Another cool thing that I have planned for Pastoid is the ability to paste multiple things on a single Pastoid URL. So you could paste a URL and some code, and some more code, etc. All referenced from a single Pastoid URL. That seems useful if you've got some sample code that has HTML and PHP and Javascript that all goes together. This feature is planned, but you can see the underpinnings of it if you paste both a URL and some code into the two default boxes on the Pastoid home page.

One thing I wanted to do was make Pastoid a bit less cluttered-feeling than the other paste services. Pastie is pretty good in this respect, but I think the PHP world needs to show those Ruby guys that we can still hack, you know? Plus, "pastoid" is seven characters, just like "tinyurl". I thought that was pretty neat.

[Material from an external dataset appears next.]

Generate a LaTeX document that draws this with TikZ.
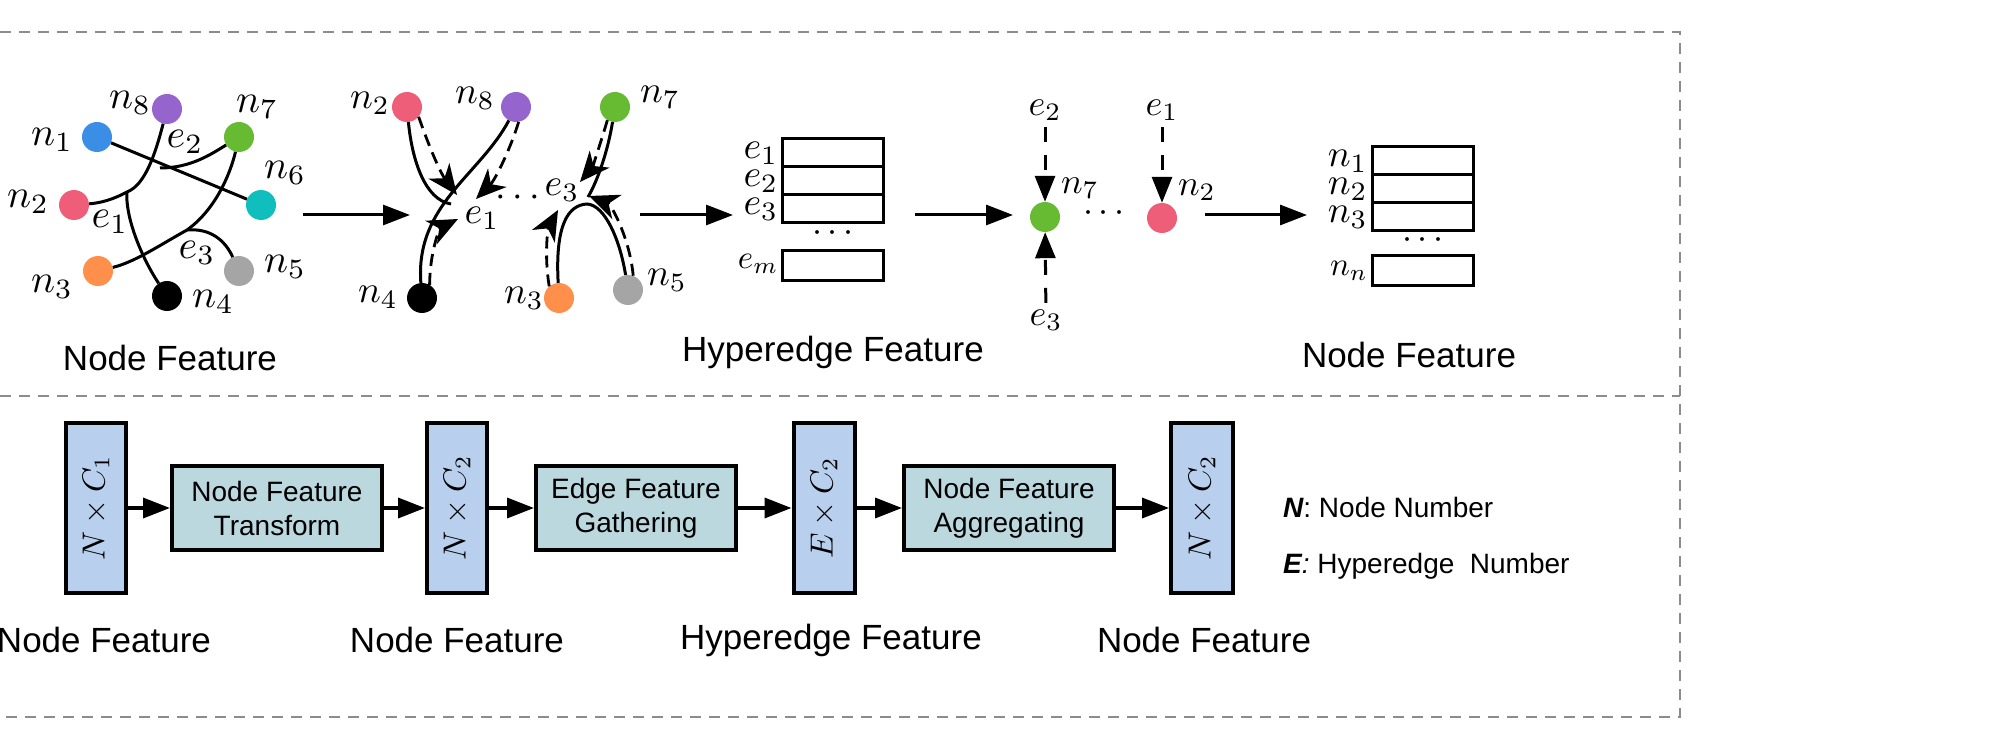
\documentclass[tikz,border=0pt]{standalone}
\usepackage[no-math]{fontspec}
\setmainfont{Liberation Sans}
\usetikzlibrary{arrows.meta}
\definecolor{cBlue}{RGB}{58,142,230}
\definecolor{cPurple}{RGB}{150,100,205}
\definecolor{cGreen}{RGB}{102,187,51}
\definecolor{cTeal}{RGB}{17,190,190}
\definecolor{cPink}{RGB}{238,94,120}
\definecolor{cOrange}{RGB}{255,143,74}
\definecolor{cGray}{RGB}{165,165,165}
\definecolor{frameGray}{RGB}{140,140,140}
\definecolor{dimFill}{RGB}{184,208,237}
\definecolor{procFill}{RGB}{188,216,223}
\newcommand{\dimtext}[1]{\scalebox{3.2}{\rotatebox{90}{$#1$}}}
\begin{document}
\begin{tikzpicture}[x=1pt,y=-1pt,
  dot/.style={circle,minimum size=30pt,inner sep=0pt},
  gedge/.style={line width=3pt},
  flowarrow/.style={line width=3pt,-{Triangle[length=27pt,width=20pt]}},
  dasharrow/.style={line width=2.8pt,dash pattern=on 12pt off 7pt,-{Stealth[length=30pt,width=26pt,inset=9pt]}},
  vdash/.style={line width=3pt,dash pattern=on 15pt off 13pt,-{Triangle[length=26pt,width=20pt]}},
  mbase/.style={inner sep=0pt,font=\fontsize{10}{12}\selectfont},
  mlab/.style={mbase,scale=4},
  mlabb/.style={mbase,scale=3.8},
  mlabc/.style={mbase,scale=3.6},
  msmall/.style={mbase,scale=3.3},
  caption/.style={inner sep=0pt,font=\fontsize{35}{42}\selectfont},
  rowbox/.style={draw,line width=3pt,minimum width=101pt,minimum height=28pt,inner sep=0pt},
  dimbox/.style={draw,line width=4pt,fill=dimFill,minimum width=60pt,minimum height=170pt,inner sep=0pt,font=\fontsize{10}{12}\selectfont},
  procbox/.style={draw,line width=4pt,fill=procFill,minimum height=84pt,inner sep=0pt,align=center,font=\fontsize{28}{34}\selectfont},
  legend/.style={inner sep=0pt,anchor=west,font=\fontsize{28}{33}\selectfont},
  frame/.style={draw=frameGray,line width=2pt,dash pattern=on 11pt off 8pt}
]
\useasboundingbox (0,0) rectangle (2009,751);

% ---------- dashed frame ----------
\coordinate (fTL) at (0,32);
\coordinate (fTR) at (1680,32);
\coordinate (fML) at (0,396);
\coordinate (fMR) at (1680,396);
\coordinate (fBL) at (0,717);
\coordinate (fBR) at (1680,717);
\draw[frame] (fTL) -- (fTR) -- (fBR) -- (fBL);
\draw[frame] (fML) -- (fMR);

% ---------- panel 1: hypergraph ----------
\node[dot,fill=cBlue]   (n1) at (97,137) {};
\node[dot,fill=cPurple] (n8) at (167,109) {};
\node[dot,fill=cGreen]  (n7) at (239,137) {};
\node[dot,fill=cTeal]   (n6) at (261,205) {};
\node[dot,fill=cPink]   (n2) at (74,205) {};
\node[dot,fill=cOrange] (n3) at (98,271) {};
\node[dot,fill=black]   (n4) at (167,296) {};
\node[dot,fill=cGray]   (n5) at (239,271) {};
\coordinate (j1) at (127,192);
\coordinate (j2) at (160,168);
\coordinate (j3) at (187,230);
\draw[gedge] (n1) -- (n6);
\draw[gedge] (n8) .. controls (155,155) and (145,185) .. (j1) .. controls (112,200) and (100,203) .. (n2);
\draw[gedge] (j1) .. controls (125,215) and (140,255) .. (n4);
\draw[gedge] (n7) .. controls (210,155) and (190,168) .. (j2);
\draw[gedge] (n7) .. controls (230,175) and (215,210) .. (j3) .. controls (160,245) and (135,262) .. (n3);
\draw[gedge] (j3) .. controls (210,228) and (225,240) .. (n5);
\node[mlab] (ln8) at (130,103) {$n_8$};
\node[mlab] (ln7) at (257,107) {$n_7$};
\node[mlab] (ln1) at (52,140) {$n_1$};
\node[mlab] (ln6) at (285,173) {$n_6$};
\node[mlab] (ln2) at (28,202) {$n_2$};
\node[mlab] (le2) at (185,142) {$e_2$};
\node[mlab] (le1) at (110,222) {$e_1$};
\node[mlab] (le3) at (197,253) {$e_3$};
\node[mlab] (ln5) at (285,267) {$n_5$};
\node[mlab] (ln3) at (52,287) {$n_3$};
\node[mlab] (ln4) at (213,302) {$n_4$};
\node[caption] (cap1) at (170,358) {Node Feature};

\coordinate (a1s) at (303,215);
\coordinate (a1e) at (410,215);
\draw[flowarrow] (a1s) -- (a1e);

% ---------- panel 2: gathering ----------
\node[dot,fill=cPink]   (m2) at (407,107) {};
\node[dot,fill=cPurple] (m8) at (516,107) {};
\node[dot,fill=cGreen]  (m7) at (615,107) {};
\node[dot,fill=black]   (m4) at (422,298) {};
\node[dot,fill=cOrange] (m3) at (559,298) {};
\node[dot,fill=cGray]   (m5) at (628,290) {};
\coordinate (k1) at (451,204);
\coordinate (k1a) at (457,195);
\coordinate (k1b) at (476,199);
\coordinate (k1c) at (458,219);
\draw[gedge] (m2) .. controls (412,160) and (425,200) .. (k1);
\draw[gedge] (m8) .. controls (480,175) and (415,205) .. (m4);
\draw[dasharrow] (m2.-40) .. controls (432,155) and (442,175) .. (k1a);
\draw[dasharrow] (m8.-80) .. controls (510,150) and (495,180) .. (k1b);
\draw[dasharrow] (m4.60) .. controls (430,250) and (440,228) .. (k1c);

\coordinate (k3) at (587,204);
\coordinate (k3t) at (588,197);
\coordinate (k3a) at (580,182);
\coordinate (k3b) at (558,210);
\coordinate (k3c) at (589,196);
\draw[gedge] (m7) .. controls (608,150) and (598,180) .. (k3t);
\draw[gedge] (m3) .. controls (555,225) and (568,205) .. (k3) .. controls (605,205) and (620,240) .. (m5);
\draw[dasharrow] (m7.-120) .. controls (600,145) and (592,168) .. (k3a);
\draw[dasharrow] (m3.130) .. controls (544,255) and (548,228) .. (k3b);
\draw[dasharrow] (m5.70) .. controls (630,240) and (612,205) .. (k3c);

\node[mlabb] (lm2) at (370,103) {$n_2$};
\node[mlabb] (lm8) at (475,98) {$n_8$};
\node[mlabb] (lm7) at (660,97) {$n_7$};
\node[mlabb] (lm4) at (378,297) {$n_4$};
\node[mlabb] (lm3) at (524,298) {$n_3$};
\node[mlabb] (lm5) at (667,280) {$n_5$};
\node[mlabb] (lme1) at (482,218) {$e_1$};
\node[mlabb] (lme3) at (562,190) {$e_3$};
\node[mlabb] (dots2) at (518,198) {$\cdots$};

\coordinate (a2s) at (640,215);
\coordinate (a2e) at (733,215);
\draw[flowarrow] (a2s) -- (a2e);

% ---------- hyperedge table ----------
\node[rowbox] (he1) at (833,153) {};
\node[rowbox] (he2) at (833,181) {};
\node[rowbox] (he3) at (833,209) {};
\node[rowbox,minimum height=29pt] (hem) at (833,265.5) {};
\node[mlabc] (dots3) at (833,234) {$\cdots$};
\node[mlabb,anchor=east] (lhe1) at ([xshift=-2pt]he1.west) {$e_1$};
\node[mlabb,anchor=east] (lhe2) at ([xshift=-2pt]he2.west) {$e_2$};
\node[mlabb,anchor=east] (lhe3) at ([xshift=-2pt]he3.west) {$e_3$};
\node[msmall,anchor=east] (lhem) at ([xshift=-2pt,yshift=2pt]hem.west) {$e_m$};
\node[caption] (cap2) at (833,352) {Hyperedge Feature};

\coordinate (a3s) at (915,215);
\coordinate (a3e) at (1013,215);
\draw[flowarrow] (a3s) -- (a3e);

% ---------- panel 3: aggregating ----------
\node[dot,fill=cGreen] (q7) at (1045,217) {};
\node[dot,fill=cPink]  (q2) at (1162,218) {};
\node[mlabc] (qe2) at (1045,110) {$e_2$};
\node[mlabc] (qe1) at (1162,110) {$e_1$};
\node[mlabc] (qe3) at (1046,320) {$e_3$};
\node[mlabc] (lq7) at (1080,188) {$n_7$};
\node[mlabc] (lq2) at (1197,190) {$n_2$};
\node[mlabc] (dots4) at (1104,214) {$\cdots$};
\draw[vdash,shorten <=6pt] (qe2) -- (q7);
\draw[vdash,shorten <=6pt] (qe1) -- (q2);
\draw[vdash,shorten <=6pt] (qe3) -- (q7);

\coordinate (a4s) at (1205,215);
\coordinate (a4e) at (1307,215);
\draw[flowarrow] (a4s) -- (a4e);

% ---------- node table ----------
\node[rowbox] (nt1) at (1422.5,161) {};
\node[rowbox] (nt2) at (1422.5,189) {};
\node[rowbox] (nt3) at (1422.5,217) {};
\node[rowbox,minimum height=29pt] (ntn) at (1422.5,270.5) {};
\node[mlabc] (dots5) at (1423,240) {$\cdots$};
\node[mlabb,anchor=east] (lnt1) at ([xshift=-2pt]nt1.west) {$n_1$};
\node[mlabb,anchor=east] (lnt2) at ([xshift=-2pt]nt2.west) {$n_2$};
\node[mlabb,anchor=east] (lnt3) at ([xshift=-2pt]nt3.west) {$n_3$};
\node[msmall,anchor=east] (lntn) at ([xshift=-2pt]ntn.west) {$n_n$};
\node[caption] (cap3) at (1409,355) {Node Feature};

% ---------- bottom pipeline ----------
\node[dimbox] (B1) at (96,508) {\dimtext{N\times C_1}};
\node[procbox,minimum width=210pt] (T1) at (277,508) {Node Feature\\Transform};
\node[dimbox] (B2) at (457,508) {\dimtext{N\times C_2}};
\node[procbox,minimum width=200pt] (T2) at (636,508) {Edge Feature\\Gathering};
\node[dimbox,minimum width=61pt] (B3) at (824,508) {\dimtext{E\times C_2}};
\node[procbox,minimum width=210pt] (T3) at (1009,508) {Node Feature\\Aggregating};
\node[dimbox,minimum width=62pt] (B4) at (1202,508) {\dimtext{N\times C_2}};
\draw[flowarrow,line width=3.5pt] (B1) -- (T1);
\draw[flowarrow,line width=3.5pt] (T1) -- (B2);
\draw[flowarrow,line width=3.5pt] (B2) -- (T2);
\draw[flowarrow,line width=3.5pt] (T2) -- (B3);
\draw[flowarrow,line width=3.5pt] (B3) -- (T3);
\draw[flowarrow,line width=3.5pt] (T3) -- (B4);

\node[caption] (bc1) at (104,640) {Node Feature};
\node[caption] (bc2) at (457,640) {Node Feature};
\node[caption] (bc3) at (831,640) {Hyperedge Feature};
\node[caption] (bc4) at (1204,640) {Node Feature};

\node[legend] (legN) at (1283,507) {{\bfseries\itshape N}: Node Number};
\node[legend] (legE) at (1283,566) {{\bfseries\itshape E}{\itshape :} Hyperedge\ \ Number};
\end{tikzpicture}
\end{document}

Did you check out the live syntax-highlighting in the code box? Yeah, that's pretty cool. I combined a couple of very cool open source libraries to get that working. Pretty slick. Still needs refined a bit, but it's pretty slick.

Yes, I'm pronouncing this thing "paste-oid", like "factoid" but with "paste". And "oid". Whatever.

Anyway, I've got a whole mess of new features to add. Actually, I wrote 2+ pages of notes of what I want Pastoid to do, and I think I've only barely scratched the surface of those original notes. I'm going to try very hard to fit all of these features into something that stays usable, and also try to get sleep now and then. Which I'm not doing right now. Gee, how unusual.